Goal: Stop after the line containing "from bokeh.resources import INLINE": print each line exactly from the first line of the listing up to that point.

Provided data:
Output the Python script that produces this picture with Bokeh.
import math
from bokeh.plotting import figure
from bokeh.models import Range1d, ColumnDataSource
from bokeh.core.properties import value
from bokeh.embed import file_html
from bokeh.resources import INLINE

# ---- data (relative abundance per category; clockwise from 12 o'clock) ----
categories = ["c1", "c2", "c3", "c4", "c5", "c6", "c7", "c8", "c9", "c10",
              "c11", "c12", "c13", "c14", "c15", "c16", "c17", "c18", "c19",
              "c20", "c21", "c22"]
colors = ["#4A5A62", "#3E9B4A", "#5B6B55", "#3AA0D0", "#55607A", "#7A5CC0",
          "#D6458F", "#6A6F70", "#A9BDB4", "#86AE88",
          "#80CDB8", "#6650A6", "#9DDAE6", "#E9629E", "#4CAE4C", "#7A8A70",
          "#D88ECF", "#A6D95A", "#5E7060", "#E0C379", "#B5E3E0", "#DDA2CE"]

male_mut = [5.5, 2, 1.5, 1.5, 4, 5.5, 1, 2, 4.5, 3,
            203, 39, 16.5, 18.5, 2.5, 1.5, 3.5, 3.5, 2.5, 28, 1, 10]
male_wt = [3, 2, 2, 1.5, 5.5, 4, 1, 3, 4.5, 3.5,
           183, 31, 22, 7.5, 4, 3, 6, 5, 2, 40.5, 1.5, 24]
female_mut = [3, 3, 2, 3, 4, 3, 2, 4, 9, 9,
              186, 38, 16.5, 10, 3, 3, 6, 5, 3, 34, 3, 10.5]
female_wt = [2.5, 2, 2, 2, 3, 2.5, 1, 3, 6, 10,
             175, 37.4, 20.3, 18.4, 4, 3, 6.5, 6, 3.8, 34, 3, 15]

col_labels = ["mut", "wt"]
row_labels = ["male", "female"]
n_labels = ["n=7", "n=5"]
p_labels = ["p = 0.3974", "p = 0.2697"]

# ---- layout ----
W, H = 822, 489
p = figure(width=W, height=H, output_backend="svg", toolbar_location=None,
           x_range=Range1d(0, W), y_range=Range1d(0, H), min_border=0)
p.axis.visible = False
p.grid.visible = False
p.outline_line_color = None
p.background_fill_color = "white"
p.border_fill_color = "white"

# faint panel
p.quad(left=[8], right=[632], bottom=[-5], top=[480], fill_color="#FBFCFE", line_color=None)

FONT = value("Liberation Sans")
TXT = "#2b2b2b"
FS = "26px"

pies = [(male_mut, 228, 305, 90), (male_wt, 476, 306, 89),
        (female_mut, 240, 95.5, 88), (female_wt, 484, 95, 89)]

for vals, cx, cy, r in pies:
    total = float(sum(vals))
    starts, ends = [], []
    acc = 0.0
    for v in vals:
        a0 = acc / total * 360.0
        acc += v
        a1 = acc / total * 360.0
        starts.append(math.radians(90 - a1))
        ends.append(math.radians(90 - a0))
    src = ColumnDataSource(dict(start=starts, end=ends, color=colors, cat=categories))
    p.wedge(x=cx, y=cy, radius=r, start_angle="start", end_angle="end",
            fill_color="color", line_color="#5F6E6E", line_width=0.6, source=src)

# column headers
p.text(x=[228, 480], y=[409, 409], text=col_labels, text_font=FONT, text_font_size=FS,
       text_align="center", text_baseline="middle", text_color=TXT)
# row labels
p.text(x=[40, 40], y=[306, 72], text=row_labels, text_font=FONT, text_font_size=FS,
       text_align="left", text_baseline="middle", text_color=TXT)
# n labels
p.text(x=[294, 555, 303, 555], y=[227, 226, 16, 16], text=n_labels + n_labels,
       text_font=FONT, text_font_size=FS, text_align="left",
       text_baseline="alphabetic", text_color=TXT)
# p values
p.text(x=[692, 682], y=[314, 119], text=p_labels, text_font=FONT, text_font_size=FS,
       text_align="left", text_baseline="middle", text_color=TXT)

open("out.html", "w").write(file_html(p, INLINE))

Solution to the problem:
Output the Python script that produces this picture with Bokeh.
import math
from bokeh.plotting import figure
from bokeh.models import Range1d, ColumnDataSource
from bokeh.core.properties import value
from bokeh.embed import file_html
from bokeh.resources import INLINE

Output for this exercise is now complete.